Jimmy Cook, 78, a trumpeter and pillar of the Toledo jazz scene for more than 40 years, died Friday in his West Toledo home of cancer.
Celebrated for his taste and technique, Mr. Cook had not performed in public for more than two years because of heart problems and other health issues, including cataract surgery that left him blind in one eye. His cancer was discovered only about two weeks ago.
Still, he practiced every night, his wife, Jan Cook, said.
"Jimmy was a legend, a living legend. Everybody knew who Jimmy was," said jazz musician Gene Parker, who played with him in many settings and for years in the Parker-Cook Quintet. "Jim was just a natural musician. He had a beautiful sound, he had a beautiful style. He understood music very deeply and understood people very deeply."
Mr. Cook, a native of Flint, Mich., was transferred to Toledo in 1963 by the AC Delco division of General Motors, for which he was a traveling salesman.
He already had decades of music behind him. At 7, he tap-danced on a Coca-Cola box and played vibraphone in his father's band. His first paying gig on trumpet came at 16, playing with a drummer at a wedding for $17.
He answered an ad after high school and was hired by a band touring the Midwest by bus.
Mrs. Cook yesterday recalled seeing these three words on his first postcard to her when he was on the road away from her: "I love this."
She said the second postcard said the following: "I don't know about this."
The third: "I'm on the next train. I can't take this."
His distaste for endless travel in cramped quarters, combined with family responsibilities, dissuaded him from chasing big-city stardom.
Not long after moving to Toledo, "he walked into my club with trumpet in hand," said Margaret "Rusty" Monroe, proprietor of the former Rusty's Jazz Cafe, whose first club in the 1960s was in the Westgate area.
"That was the beginning of a friendship that lasted all these years. He was one of the big stars."
And playing with Mr. Cook "was liking playing with a star, he played so good," said bassist Clifford Murphy, co-owner of Murphy's Place.

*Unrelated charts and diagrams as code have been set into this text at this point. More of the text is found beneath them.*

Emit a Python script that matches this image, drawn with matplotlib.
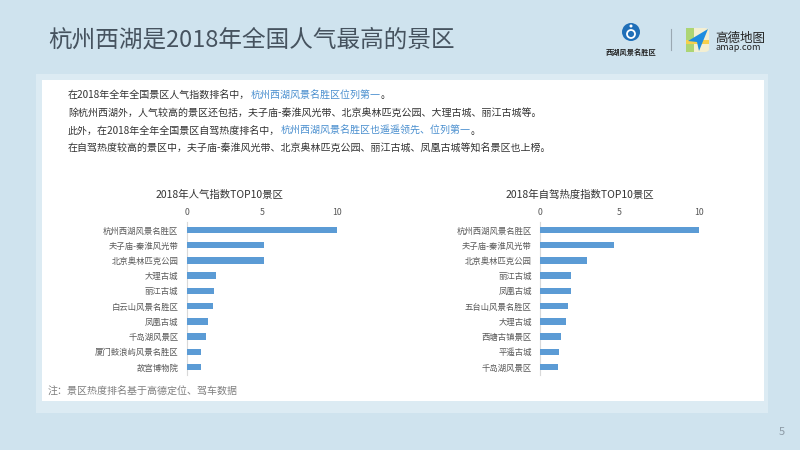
import matplotlib
matplotlib.use('Agg')
import matplotlib.pyplot as plt
from matplotlib.patches import Rectangle, Ellipse, FancyBboxPatch, Polygon
from matplotlib.lines import Line2D

plt.rcParams['font.family'] = ['Noto Sans CJK SC', 'DejaVu Sans']

# ---------------- data ----------------
title = "杭州西湖是2018年全国人气最高的景区"
chart1_title = "2018年人气指数TOP10景区"
cats1 = ["杭州西湖风景名胜区", "夫子庙-秦淮风光带", "北京奥林匹克公园", "大理古城", "丽江古城",
         "白云山风景名胜区", "凤凰古城", "千岛湖风景区", "厦门鼓浪屿风景名胜区", "故宫博物院"]
vals1 = [10.0, 5.16, 5.16, 1.98, 1.84, 1.76, 1.42, 1.27, 0.98, 0.96]

chart2_title = "2018年自驾热度指数TOP10景区"
cats2 = ["杭州西湖风景名胜区", "夫子庙-秦淮风光带", "北京奥林匹克公园", "丽江古城", "凤凰古城",
         "五台山风景名胜区", "大理古城", "西塘古镇景区", "平遥古城", "千岛湖风景区"]
vals2 = [10.0, 4.65, 2.96, 1.95, 1.93, 1.76, 1.61, 1.30, 1.19, 1.15]

x_ticks = [0, 5, 10]

DARK = '#333333'
BLUE = '#4a8fcf'
body_lines = [
    [("在2018年全年全国景区人气指数排名中，", DARK), ("杭州西湖风景名胜区位列第一", BLUE), ("。", DARK)],
    [("除杭州西湖外，人气较高的景区还包括，夫子庙-秦淮风光带、北京奥林匹克公园、大理古城、丽江古城等。", DARK)],
    [("此外，在2018年全年全国景区自驾热度排名中，", DARK), ("杭州西湖风景名胜区也遥遥领先、位列第一", BLUE), ("。", DARK)],
    [("在自驾热度较高的景区中，夫子庙-秦淮风光带、北京奥林匹克公园、丽江古城、凤凰古城等知名景区也上榜。", DARK)],
]
note = "注：景区热度排名基于高德定位、驾车数据"
page_no = "5"

# ---------------- figure ----------------
W, H = 800, 450
fig = plt.figure(figsize=(8, 4.5), dpi=100)
fig.patch.set_facecolor('#cfe3ee')


def fx(x):
    return x / W


def fy(y):
    return 1 - y / H


def frect(x0, y0, x1, y1, **kw):
    r = Rectangle((fx(x0), fy(y1)), fx(x1) - fx(x0), fy(y0) - fy(y1),
                  transform=fig.transFigure, **kw)
    fig.patches.append(r)
    return r


# background panels
frect(36, 74, 768, 413, facecolor='#dcebf3', edgecolor='none', zorder=-3)
frect(42, 80, 764, 401, facecolor='white', edgecolor='none', zorder=-2)

# title
fig.text(fx(48), fy(40), title, fontsize=17, color='#46535f', va='center', ha='left')

# logos
fig.patches.append(Ellipse((fx(631), fy(32)), 18 / W, 18 / H, transform=fig.transFigure,
                           facecolor='#1f6fb8', edgecolor='none', zorder=2))
fig.patches.append(Ellipse((fx(631), fy(34)), 8 / W, 8 / H, transform=fig.transFigure,
                           facecolor='none', edgecolor='white', lw=1.3, zorder=3))
fig.patches.append(Ellipse((fx(631), fy(26)), 3 / W, 3 / H, transform=fig.transFigure,
                           facecolor='white', edgecolor='none', zorder=3))
fig.text(fx(631), fy(52), "西湖风景名胜区", fontsize=5.2, fontweight='bold', color='#222222',
         ha='center', va='center')
fig.lines.append(Line2D([fx(671), fx(671)], [fy(29), fy(50)], transform=fig.transFigure,
                        color='#9aa8b2', lw=0.8))
icon = FancyBboxPatch((fx(686), fy(52)), 23 / W, 24 / H, boxstyle="round,pad=0,rounding_size=0.006",
                      transform=fig.transFigure, facecolor='#f3efd2', edgecolor='none', zorder=2)
fig.patches.append(icon)
frect(686, 28, 694, 52, facecolor='#a6d36a', edgecolor='none', zorder=2.2, alpha=0.9)
frect(686, 40, 709, 44, facecolor='#f6d04d', edgecolor='none', zorder=2.3)
fig.patches.append(Polygon([(fx(708), fy(29)), (fx(688), fy(41)), (fx(697), fy(42)), (fx(699), fy(51))],
                           closed=True, transform=fig.transFigure, facecolor='#1e8de0',
                           edgecolor='none', zorder=3))
fig.text(fx(715), fy(38), "高德地图", fontsize=9, color='#222222', ha='left', va='center')
fig.text(fx(715), fy(47.5), "amap.com", fontsize=6.5, color='#222222', ha='left', va='center')

# body text with coloured segments
renderer = fig.canvas.get_renderer()
line_y = [95, 112.5, 130.7, 149]
for yy, parts in zip(line_y, body_lines):
    xx = 68
    for s, c in parts:
        t = fig.text(fx(xx), fy(yy), s, fontsize=7.2, color=c, ha='left', va='center')
        bb = t.get_window_extent(renderer=renderer)
        xx = bb.x1

# note and page number
fig.text(fx(48), fy(392), note, fontsize=7.2, color='#7f7f7f', ha='left', va='center')
fig.text(fx(782), fy(432), page_no, fontsize=8, color='#8c9aa5', ha='center', va='center')


# ---------------- charts ----------------
def bar_chart(x0, px_per_unit, cats, vals, ctitle, title_cx):
    top, bottom = 222.4, 374.6
    ax = fig.add_axes([fx(x0), fy(bottom), px_per_unit * 10 / W, (bottom - top) / H])
    ax.set_zorder(5)
    ax.patch.set_alpha(0)
    ax.barh(range(len(cats)), vals, height=0.42, color='#5b9bd5', zorder=3)
    ax.set_ylim(len(cats) - 0.5, -0.5)
    ax.set_xlim(0, 10)
    ax.set_xticks(x_ticks)
    ax.set_xticklabels([str(v) for v in x_ticks])
    ax.xaxis.tick_top()
    ax.set_yticks(range(len(cats)))
    ax.set_yticklabels(cats)
    ax.tick_params(axis='x', length=0, labelsize=6.3, colors='#595959', pad=4)
    ax.tick_params(axis='y', length=0, labelsize=6, colors='#595959', pad=6)
    for s in ['top', 'right', 'bottom']:
        ax.spines[s].set_visible(False)
    ax.spines['left'].set_color('#d9d9d9')
    ax.spines['left'].set_linewidth(0.8)
    fig.text(fx(title_cx), fy(195), ctitle, fontsize=7.5, color='#333333', ha='center', va='center')
    return ax


bar_chart(186.7, 15.0, cats1, vals1, chart1_title, 219)
bar_chart(540.0, 15.9, cats2, vals2, chart2_title, 580)

fig.savefig('out.png', dpi=100, facecolor=fig.get_facecolor())
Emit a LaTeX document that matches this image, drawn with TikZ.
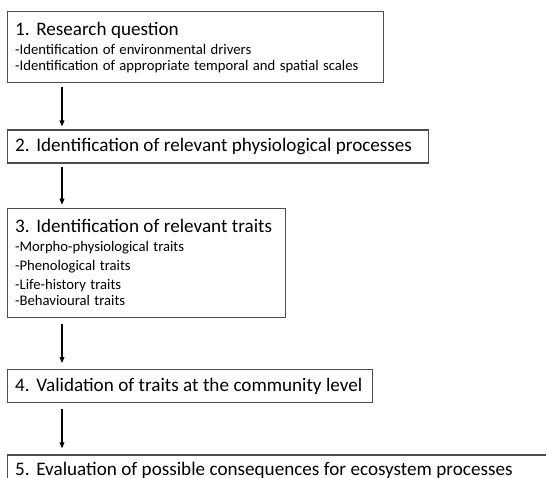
\documentclass[tikz,border=0pt]{standalone}
\usepackage{fontspec}
\setmainfont{Carlito}[WordSpace=0.6]
\usetikzlibrary{arrows.meta,positioning}
\hyphenpenalty=10000

\tikzset{
  stepbox/.style={draw=black!70, line width=1pt, anchor=north west,
    inner xsep=5.6pt, inner ysep=0pt, align=left},
  flow/.style={-{Triangle[length=4.5pt,width=3.6pt]}, line width=0.8pt,
    shorten <=2.5pt, shorten >=2.25pt},
  longflow/.style={flow, shorten <=4.5pt, shorten >=4.5pt},
}
\newcommand{\steptitle}{\fontsize{14.35}{18}\selectfont}
\newcommand{\stepsub}{\fontsize{11}{14.25}\selectfont}

\begin{document}
\begin{tikzpicture}
  \clip (0,0) rectangle (409.5pt,-358.5pt);
  \node[stepbox, text width=270.8pt, minimum height=53.25pt] (research) at (5.25pt,-8.25pt)
    {\steptitle 1. Research question\\
     \stepsub -Identification of environmental drivers\\
     -Identification of appropriate temporal and spatial scales};
  \node[stepbox, text width=304.5pt, minimum height=24.75pt,
    below=34.5pt of research.south west, anchor=north west] (processes)
    {\steptitle\mbox{2. Identification of relevant physiological processes}};
  \node[stepbox, text width=197.3pt, minimum height=81.75pt,
    below=33pt of processes.south west, anchor=north west] (traits)
    {\steptitle 3. Identification of relevant traits\\
     \stepsub -Morpho-physiological traits\\
     -Phenological traits\\
     -Life-history traits\\
     -Behavioural traits};
  \node[stepbox, text width=262.5pt, minimum height=24.75pt,
    below=38.25pt of traits.south west, anchor=north west] (validation)
    {\steptitle\mbox{4. Validation of traits at the community level}};
  \node[stepbox, text width=420pt, minimum height=22.5pt,
    below=38.25pt of validation.south west, anchor=north west] (consequences)
    {\steptitle\mbox{5. Evaluation of possible consequences for ecosystem processes}};

  \draw[flow] ([xshift=41.25pt]research.south west) -- ([xshift=41.25pt]processes.north west);
  \draw[flow] ([xshift=41.25pt]processes.south west) -- ([xshift=41.25pt]traits.north west);
  \draw[longflow] ([xshift=41.25pt]traits.south west) -- ([xshift=41.25pt]validation.north west);
  \draw[longflow] ([xshift=41.25pt]validation.south west) -- ([xshift=41.25pt]consequences.north west);
\end{tikzpicture}
\end{document}
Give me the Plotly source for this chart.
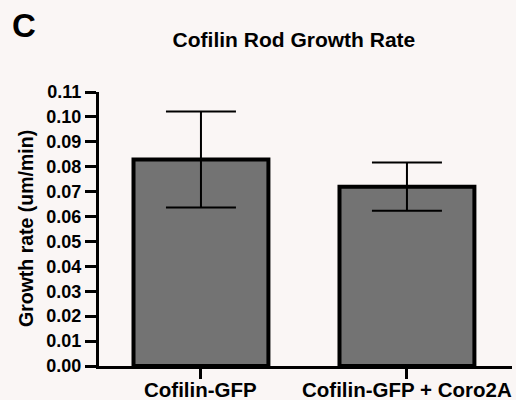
import plotly.graph_objects as go

categories = ["Cofilin-GFP", "Cofilin-GFP + Coro2A"]
growth_rate = [0.0829, 0.0720]
sem = [0.0193, 0.0097]
y_ticks = [round(i * 0.01, 2) for i in range(12)]

BG = "#FAF6F5"
FONT = "Liberation Sans, Arial, sans-serif"

fig = go.Figure()
fig.add_trace(go.Bar(
    x=categories, y=growth_rate, width=0.655,
    marker=dict(color="#737373", line=dict(color="black", width=4)),
    error_y=dict(type="data", array=sem, visible=True, color="black",
                 thickness=2, width=35),
))

annotations = [
    dict(text="Growth rate (um/min)", textangle=-90, xref="paper", yref="paper",
         x=(26 - 99) / 413, y=0.5, xanchor="center", yanchor="middle",
         showarrow=False, font=dict(size=19.5, weight="bold", family=FONT, color="black")),
    dict(text="C", xref="paper", yref="paper", x=(10 - 99) / 413, y=(366 - 25) / 274,
         xanchor="left", yanchor="middle", showarrow=False,
         font=dict(size=33, weight="bold", family=FONT, color="black")),
]
for cat in categories:
    annotations.append(dict(text=cat, x=cat, xref="x", yref="paper",
                            y=(366 - 389) / 274, xanchor="center", yanchor="middle",
                            showarrow=False,
                            font=dict(size=20.5, weight="bold", family=FONT, color="black")))

fig.update_layout(
    width=516, height=400,
    margin=dict(l=99, r=4, t=92, b=34, autoexpand=False),
    paper_bgcolor=BG, plot_bgcolor=BG,
    showlegend=False,
    font=dict(family=FONT, color="black"),
    title=dict(text="Cofilin Rod Growth Rate", xref="paper", x=0.472,
               xanchor="center", yref="container", y=0.902, yanchor="middle",
               font=dict(size=21, weight="bold", family=FONT, color="black")),
    xaxis=dict(range=[-0.495, 1.51], showline=True, linewidth=3, linecolor="black",
               ticks="outside", ticklen=10, tickwidth=3, tickcolor="black",
               showticklabels=False,
               showgrid=False, zeroline=False, automargin=False),
    yaxis=dict(range=[0, 0.11], tickvals=y_ticks, tickformat=".2f",
               showline=True, linewidth=3, linecolor="black",
               ticks="outside", ticklen=11, tickwidth=3, tickcolor="black",
               showgrid=False, zeroline=False, automargin=False,
               tickfont=dict(size=18, weight="bold", family=FONT, color="black")),
    annotations=annotations,
)

fig.write_html("out.html")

That star appeal shone everywhere. The Toledo Jazz Orchestra, in which he played, would appear at jazz festivals, and "when Jimmy had a solo, the guys in the next band who were getting ready would turn their heads because he could play," said trumpeter Scott Potter, who played with Mr. Cook in the orchestra.
Mr. Cook retired from GM as a supervisor of a battery distribution warehouse about 1990.
His days as a salesman fed his toy collection.
Another town on the road meant another antique shop to explore, and his home overflowed with his finds - toy cars, trucks, and tractors lining shelves, bi-planes and bombers hanging from the ceiling.
His collection of experiences was vast too.
Mr. Cook liked to tell people of the time in 1947 when he played Miles Davis' horn. Mr. Davis was a relatively unknown trumpeter performing at a Flint nightclub back then.
And Mr. Cook also enjoyed relaying a story of how he came to play with bebop master Charlie Parker.
"So many stories," Mr. Cook said to The Blade in 1999, "but that's life, isn't it?"
Surviving are his wife, Janet Cook, whom he married Nov. 3, 1951; sons, Jim, William, and Scott Cook; daughter, Suzanne Kaye; 11 grandchildren, and five great-grandchildren.
Services will be at 5 p.m. Tuesday in the Newcomer Funeral Home, where the body will be after 2 p.m. tomorrow.
The family suggests tributes to the Toledo Jazz Society, of which he was a founder, or the Toledo Federation of Musicians.